*Direction*: Copy the records below exactly, starting at the line that contains "Recreate this image" and ending at the line that contains "GRID_X = [1e3, 1e4, 1e5, 1e6, 1e7, 1e8, 1e9]"; leave out any pictures.

*Records for this exercise*:
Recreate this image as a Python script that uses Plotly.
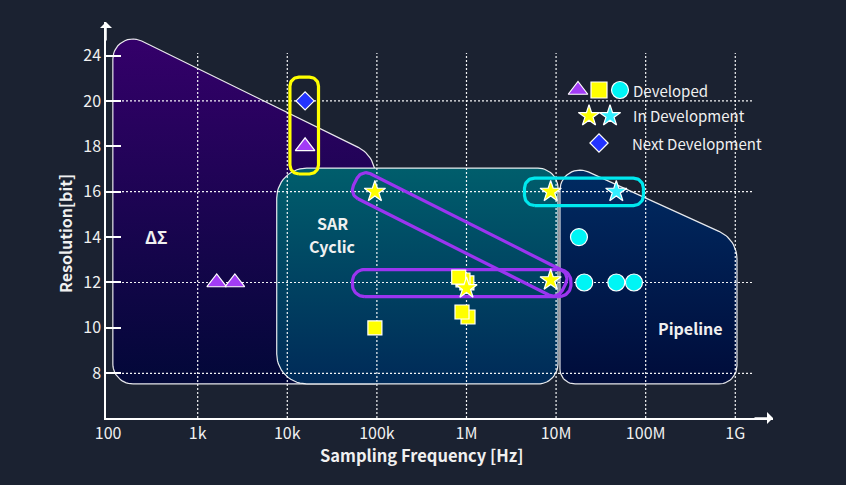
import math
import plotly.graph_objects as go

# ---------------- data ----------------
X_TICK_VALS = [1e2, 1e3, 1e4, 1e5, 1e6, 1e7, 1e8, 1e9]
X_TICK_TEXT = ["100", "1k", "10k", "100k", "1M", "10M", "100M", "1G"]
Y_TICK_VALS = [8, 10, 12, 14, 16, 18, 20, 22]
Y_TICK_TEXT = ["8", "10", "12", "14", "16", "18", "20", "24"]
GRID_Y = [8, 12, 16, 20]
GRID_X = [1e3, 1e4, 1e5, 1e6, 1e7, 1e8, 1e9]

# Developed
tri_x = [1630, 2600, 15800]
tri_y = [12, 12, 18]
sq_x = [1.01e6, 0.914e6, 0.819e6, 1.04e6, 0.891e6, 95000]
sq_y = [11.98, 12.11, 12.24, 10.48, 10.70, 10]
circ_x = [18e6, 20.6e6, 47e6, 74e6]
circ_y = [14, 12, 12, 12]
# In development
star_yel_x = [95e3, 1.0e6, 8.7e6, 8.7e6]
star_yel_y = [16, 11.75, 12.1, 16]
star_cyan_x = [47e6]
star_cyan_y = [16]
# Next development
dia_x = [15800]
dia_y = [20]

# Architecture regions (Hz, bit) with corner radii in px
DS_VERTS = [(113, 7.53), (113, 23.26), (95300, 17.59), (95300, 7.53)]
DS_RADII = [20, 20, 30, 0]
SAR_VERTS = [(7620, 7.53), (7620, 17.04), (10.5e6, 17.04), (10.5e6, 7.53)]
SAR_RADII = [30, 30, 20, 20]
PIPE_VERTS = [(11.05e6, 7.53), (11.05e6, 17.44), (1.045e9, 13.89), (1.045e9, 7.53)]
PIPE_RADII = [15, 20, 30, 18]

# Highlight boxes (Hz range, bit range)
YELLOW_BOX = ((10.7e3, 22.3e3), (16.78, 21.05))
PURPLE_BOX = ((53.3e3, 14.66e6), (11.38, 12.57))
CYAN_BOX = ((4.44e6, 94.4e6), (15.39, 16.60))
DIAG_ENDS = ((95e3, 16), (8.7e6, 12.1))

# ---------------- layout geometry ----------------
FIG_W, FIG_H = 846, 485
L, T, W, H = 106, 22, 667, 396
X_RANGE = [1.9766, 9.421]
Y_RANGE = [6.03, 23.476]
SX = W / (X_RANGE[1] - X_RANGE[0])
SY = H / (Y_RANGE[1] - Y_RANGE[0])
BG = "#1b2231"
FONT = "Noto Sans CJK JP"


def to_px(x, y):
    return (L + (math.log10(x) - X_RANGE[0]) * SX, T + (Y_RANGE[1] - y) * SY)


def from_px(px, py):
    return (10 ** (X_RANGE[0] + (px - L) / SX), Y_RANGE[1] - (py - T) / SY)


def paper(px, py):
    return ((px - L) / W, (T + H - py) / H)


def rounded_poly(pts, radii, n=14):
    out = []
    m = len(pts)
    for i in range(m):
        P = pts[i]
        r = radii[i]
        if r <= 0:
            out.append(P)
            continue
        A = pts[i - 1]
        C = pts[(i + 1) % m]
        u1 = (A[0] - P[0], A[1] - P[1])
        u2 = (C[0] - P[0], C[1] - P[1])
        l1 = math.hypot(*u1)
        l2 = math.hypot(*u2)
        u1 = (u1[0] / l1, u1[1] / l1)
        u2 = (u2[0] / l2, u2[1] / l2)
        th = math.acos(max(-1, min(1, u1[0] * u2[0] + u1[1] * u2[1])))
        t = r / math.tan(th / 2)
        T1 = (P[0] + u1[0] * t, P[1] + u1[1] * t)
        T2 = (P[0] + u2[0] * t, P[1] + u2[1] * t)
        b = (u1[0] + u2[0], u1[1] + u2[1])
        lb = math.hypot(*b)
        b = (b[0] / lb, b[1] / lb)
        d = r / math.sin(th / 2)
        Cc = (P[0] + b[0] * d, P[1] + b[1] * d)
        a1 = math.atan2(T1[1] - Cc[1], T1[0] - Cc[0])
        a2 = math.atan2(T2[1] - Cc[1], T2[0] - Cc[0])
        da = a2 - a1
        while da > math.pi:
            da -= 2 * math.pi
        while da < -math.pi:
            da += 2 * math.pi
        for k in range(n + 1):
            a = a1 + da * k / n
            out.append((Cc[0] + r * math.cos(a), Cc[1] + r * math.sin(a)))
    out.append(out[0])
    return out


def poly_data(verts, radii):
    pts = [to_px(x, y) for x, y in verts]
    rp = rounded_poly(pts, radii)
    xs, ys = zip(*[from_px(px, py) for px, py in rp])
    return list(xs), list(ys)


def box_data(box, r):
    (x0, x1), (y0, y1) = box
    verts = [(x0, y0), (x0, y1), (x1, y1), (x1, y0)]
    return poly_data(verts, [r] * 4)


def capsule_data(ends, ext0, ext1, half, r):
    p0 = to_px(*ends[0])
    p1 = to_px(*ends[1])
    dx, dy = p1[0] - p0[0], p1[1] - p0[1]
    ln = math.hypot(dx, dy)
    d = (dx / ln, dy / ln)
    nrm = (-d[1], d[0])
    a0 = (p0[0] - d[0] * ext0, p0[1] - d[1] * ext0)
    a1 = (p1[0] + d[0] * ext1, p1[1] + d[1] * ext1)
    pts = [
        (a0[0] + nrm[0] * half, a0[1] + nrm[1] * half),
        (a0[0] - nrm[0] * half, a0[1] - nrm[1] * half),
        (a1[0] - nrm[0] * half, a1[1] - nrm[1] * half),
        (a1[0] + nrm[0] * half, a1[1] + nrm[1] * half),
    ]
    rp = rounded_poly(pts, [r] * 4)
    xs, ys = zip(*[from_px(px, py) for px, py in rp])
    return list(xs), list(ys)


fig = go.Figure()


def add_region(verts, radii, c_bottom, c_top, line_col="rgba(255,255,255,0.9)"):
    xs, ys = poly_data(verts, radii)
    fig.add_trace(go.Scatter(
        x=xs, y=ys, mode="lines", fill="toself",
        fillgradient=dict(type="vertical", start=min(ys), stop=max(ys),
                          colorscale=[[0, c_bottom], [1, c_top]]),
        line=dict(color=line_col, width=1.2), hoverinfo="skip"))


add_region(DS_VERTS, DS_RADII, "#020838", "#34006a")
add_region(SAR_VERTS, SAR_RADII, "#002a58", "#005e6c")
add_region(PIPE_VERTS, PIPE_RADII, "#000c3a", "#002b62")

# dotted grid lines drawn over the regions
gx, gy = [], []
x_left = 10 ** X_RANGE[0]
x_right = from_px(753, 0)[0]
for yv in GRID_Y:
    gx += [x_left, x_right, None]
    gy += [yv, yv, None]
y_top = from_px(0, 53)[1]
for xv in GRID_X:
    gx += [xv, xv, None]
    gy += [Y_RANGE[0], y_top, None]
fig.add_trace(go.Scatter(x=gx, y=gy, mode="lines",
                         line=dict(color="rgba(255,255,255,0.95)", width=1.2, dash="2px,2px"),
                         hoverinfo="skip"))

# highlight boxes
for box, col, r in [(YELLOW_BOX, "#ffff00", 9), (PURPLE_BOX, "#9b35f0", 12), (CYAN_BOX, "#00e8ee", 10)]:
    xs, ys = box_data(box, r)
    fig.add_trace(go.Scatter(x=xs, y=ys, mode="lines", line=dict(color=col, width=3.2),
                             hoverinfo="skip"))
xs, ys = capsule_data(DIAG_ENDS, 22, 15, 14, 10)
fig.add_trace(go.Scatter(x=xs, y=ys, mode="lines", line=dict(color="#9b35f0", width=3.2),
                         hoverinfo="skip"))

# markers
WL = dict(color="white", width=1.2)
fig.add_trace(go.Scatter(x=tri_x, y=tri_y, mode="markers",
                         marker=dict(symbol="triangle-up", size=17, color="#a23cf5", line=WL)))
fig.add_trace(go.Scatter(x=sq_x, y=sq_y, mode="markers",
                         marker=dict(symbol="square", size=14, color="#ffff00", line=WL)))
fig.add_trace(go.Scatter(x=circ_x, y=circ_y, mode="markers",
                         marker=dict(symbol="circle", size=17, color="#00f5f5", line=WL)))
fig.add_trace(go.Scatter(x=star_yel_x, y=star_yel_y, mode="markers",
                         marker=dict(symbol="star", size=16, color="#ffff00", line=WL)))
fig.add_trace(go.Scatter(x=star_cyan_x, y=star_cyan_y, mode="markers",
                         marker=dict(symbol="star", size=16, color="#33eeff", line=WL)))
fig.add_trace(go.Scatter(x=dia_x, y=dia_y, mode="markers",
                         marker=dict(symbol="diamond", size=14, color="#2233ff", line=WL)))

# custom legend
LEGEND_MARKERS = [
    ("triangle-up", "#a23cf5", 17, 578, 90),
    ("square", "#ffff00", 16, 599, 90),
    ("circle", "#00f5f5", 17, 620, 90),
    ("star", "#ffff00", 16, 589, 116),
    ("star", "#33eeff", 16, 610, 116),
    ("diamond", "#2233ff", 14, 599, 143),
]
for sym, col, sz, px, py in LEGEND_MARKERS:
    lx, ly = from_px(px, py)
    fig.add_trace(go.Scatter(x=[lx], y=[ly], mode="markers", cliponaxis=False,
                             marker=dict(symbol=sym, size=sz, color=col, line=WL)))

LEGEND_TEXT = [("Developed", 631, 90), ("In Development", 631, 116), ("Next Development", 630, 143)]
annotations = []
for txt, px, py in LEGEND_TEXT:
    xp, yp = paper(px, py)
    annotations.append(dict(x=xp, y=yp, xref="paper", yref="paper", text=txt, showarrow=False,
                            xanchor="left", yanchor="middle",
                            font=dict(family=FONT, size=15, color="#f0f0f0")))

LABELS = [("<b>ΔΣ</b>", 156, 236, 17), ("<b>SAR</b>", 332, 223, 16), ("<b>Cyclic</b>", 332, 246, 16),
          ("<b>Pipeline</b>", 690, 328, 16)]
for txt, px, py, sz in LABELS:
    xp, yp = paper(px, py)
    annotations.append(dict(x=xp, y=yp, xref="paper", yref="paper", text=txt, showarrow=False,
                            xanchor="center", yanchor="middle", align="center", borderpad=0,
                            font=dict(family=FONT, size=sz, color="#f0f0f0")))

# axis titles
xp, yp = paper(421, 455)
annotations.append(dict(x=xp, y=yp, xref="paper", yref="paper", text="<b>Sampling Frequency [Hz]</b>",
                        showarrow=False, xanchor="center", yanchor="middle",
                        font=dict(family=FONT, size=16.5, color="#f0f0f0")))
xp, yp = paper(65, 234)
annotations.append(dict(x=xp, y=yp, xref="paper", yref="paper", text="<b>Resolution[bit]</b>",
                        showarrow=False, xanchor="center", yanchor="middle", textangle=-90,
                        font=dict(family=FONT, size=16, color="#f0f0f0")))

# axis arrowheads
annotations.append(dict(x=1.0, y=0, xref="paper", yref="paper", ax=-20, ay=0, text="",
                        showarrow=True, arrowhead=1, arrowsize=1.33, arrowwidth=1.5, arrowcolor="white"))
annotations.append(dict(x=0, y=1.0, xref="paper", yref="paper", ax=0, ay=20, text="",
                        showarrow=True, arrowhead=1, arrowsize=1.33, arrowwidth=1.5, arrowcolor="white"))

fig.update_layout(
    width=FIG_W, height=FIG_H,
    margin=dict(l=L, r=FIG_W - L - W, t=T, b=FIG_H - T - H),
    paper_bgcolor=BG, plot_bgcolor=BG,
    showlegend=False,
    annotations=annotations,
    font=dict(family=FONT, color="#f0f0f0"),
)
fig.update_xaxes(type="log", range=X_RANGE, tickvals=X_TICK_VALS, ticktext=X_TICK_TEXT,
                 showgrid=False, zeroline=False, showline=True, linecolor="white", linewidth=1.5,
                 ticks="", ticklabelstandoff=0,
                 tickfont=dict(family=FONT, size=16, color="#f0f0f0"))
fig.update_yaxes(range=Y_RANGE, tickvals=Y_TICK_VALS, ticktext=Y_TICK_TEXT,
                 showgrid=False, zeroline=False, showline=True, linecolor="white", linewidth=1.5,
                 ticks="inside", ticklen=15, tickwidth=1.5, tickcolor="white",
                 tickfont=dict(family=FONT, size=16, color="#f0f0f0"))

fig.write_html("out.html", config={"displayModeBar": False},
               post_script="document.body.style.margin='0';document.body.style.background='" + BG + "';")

--

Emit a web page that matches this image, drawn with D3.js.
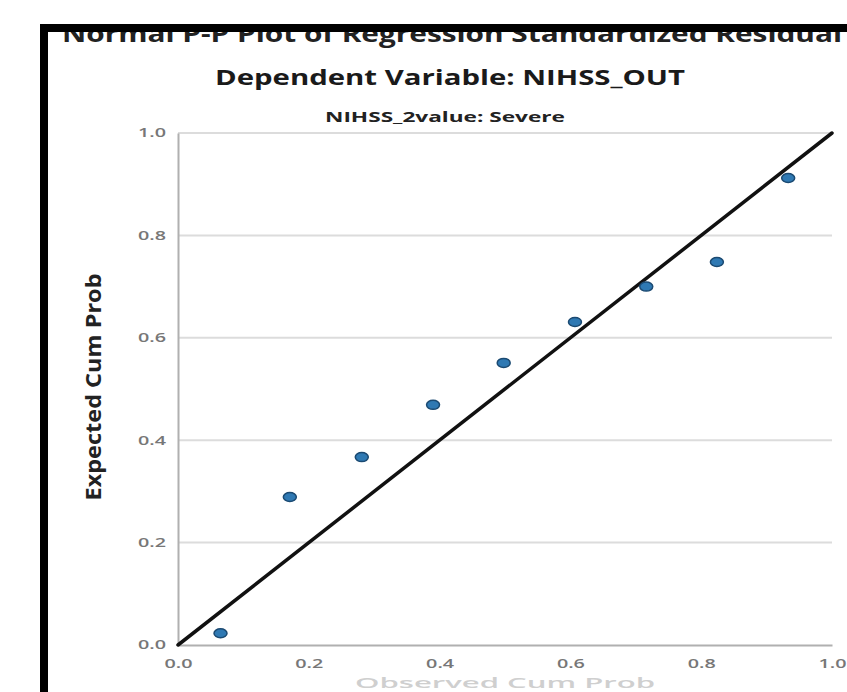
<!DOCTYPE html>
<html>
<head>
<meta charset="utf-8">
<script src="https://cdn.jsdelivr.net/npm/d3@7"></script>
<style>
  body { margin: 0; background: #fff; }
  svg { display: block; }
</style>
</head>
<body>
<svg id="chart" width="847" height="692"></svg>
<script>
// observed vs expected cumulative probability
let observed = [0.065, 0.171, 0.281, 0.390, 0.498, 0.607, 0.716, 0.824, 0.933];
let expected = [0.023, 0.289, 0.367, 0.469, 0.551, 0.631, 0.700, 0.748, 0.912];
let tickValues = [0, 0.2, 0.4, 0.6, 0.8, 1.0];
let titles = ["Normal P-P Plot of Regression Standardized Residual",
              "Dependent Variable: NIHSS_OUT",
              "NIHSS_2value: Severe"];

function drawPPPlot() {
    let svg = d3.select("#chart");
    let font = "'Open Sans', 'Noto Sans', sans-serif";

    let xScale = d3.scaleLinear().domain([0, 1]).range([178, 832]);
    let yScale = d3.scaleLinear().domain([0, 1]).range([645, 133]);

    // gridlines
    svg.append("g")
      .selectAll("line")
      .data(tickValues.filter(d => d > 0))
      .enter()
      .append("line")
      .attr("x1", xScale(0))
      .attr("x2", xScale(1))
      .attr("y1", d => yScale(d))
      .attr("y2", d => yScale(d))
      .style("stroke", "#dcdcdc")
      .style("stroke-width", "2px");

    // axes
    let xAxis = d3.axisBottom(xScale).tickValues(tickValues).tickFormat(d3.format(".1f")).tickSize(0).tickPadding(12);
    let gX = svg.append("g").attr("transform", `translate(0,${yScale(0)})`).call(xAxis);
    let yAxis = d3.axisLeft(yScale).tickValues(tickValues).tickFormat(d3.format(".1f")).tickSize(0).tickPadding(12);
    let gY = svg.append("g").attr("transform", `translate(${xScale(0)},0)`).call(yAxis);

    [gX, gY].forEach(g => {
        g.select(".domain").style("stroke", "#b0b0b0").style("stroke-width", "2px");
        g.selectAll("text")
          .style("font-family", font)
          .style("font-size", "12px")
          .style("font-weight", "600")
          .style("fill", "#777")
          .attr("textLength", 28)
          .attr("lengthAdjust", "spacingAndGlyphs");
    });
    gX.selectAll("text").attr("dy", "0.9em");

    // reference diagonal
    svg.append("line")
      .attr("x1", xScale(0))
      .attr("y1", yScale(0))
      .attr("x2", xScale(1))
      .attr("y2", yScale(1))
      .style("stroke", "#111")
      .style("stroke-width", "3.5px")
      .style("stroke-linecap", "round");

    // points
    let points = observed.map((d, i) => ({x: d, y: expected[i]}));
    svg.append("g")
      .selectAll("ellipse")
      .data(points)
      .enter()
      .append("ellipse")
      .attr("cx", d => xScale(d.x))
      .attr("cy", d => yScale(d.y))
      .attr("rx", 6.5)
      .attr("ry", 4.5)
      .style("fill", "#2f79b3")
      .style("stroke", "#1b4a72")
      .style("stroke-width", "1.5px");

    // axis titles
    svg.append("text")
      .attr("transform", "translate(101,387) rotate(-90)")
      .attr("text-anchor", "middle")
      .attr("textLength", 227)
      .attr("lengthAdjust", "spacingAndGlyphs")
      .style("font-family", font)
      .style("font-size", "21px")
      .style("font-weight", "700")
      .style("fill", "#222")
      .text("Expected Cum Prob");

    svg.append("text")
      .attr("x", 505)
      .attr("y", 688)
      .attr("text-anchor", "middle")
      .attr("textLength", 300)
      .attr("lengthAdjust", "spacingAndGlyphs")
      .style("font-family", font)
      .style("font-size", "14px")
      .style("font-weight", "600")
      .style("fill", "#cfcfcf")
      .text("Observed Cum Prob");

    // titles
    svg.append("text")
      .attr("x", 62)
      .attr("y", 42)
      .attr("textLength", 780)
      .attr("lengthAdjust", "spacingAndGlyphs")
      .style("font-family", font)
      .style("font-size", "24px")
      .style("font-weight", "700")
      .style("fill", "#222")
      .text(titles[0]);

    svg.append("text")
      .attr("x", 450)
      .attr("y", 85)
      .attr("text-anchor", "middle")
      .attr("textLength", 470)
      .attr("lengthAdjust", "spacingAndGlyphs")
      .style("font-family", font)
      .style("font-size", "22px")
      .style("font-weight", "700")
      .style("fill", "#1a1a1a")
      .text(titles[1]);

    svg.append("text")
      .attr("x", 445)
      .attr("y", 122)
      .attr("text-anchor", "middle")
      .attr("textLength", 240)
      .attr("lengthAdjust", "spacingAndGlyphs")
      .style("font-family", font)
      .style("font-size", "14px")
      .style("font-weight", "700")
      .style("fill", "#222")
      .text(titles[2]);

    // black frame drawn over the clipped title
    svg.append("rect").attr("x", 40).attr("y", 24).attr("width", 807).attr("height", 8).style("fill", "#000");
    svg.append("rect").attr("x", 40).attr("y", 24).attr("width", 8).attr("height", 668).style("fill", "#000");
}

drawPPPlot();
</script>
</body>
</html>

*Written answer*:
Recreate this image as a Python script that uses Plotly.
import math
import plotly.graph_objects as go

# ---------------- data ----------------
X_TICK_VALS = [1e2, 1e3, 1e4, 1e5, 1e6, 1e7, 1e8, 1e9]
X_TICK_TEXT = ["100", "1k", "10k", "100k", "1M", "10M", "100M", "1G"]
Y_TICK_VALS = [8, 10, 12, 14, 16, 18, 20, 22]
Y_TICK_TEXT = ["8", "10", "12", "14", "16", "18", "20", "24"]
GRID_Y = [8, 12, 16, 20]
GRID_X = [1e3, 1e4, 1e5, 1e6, 1e7, 1e8, 1e9]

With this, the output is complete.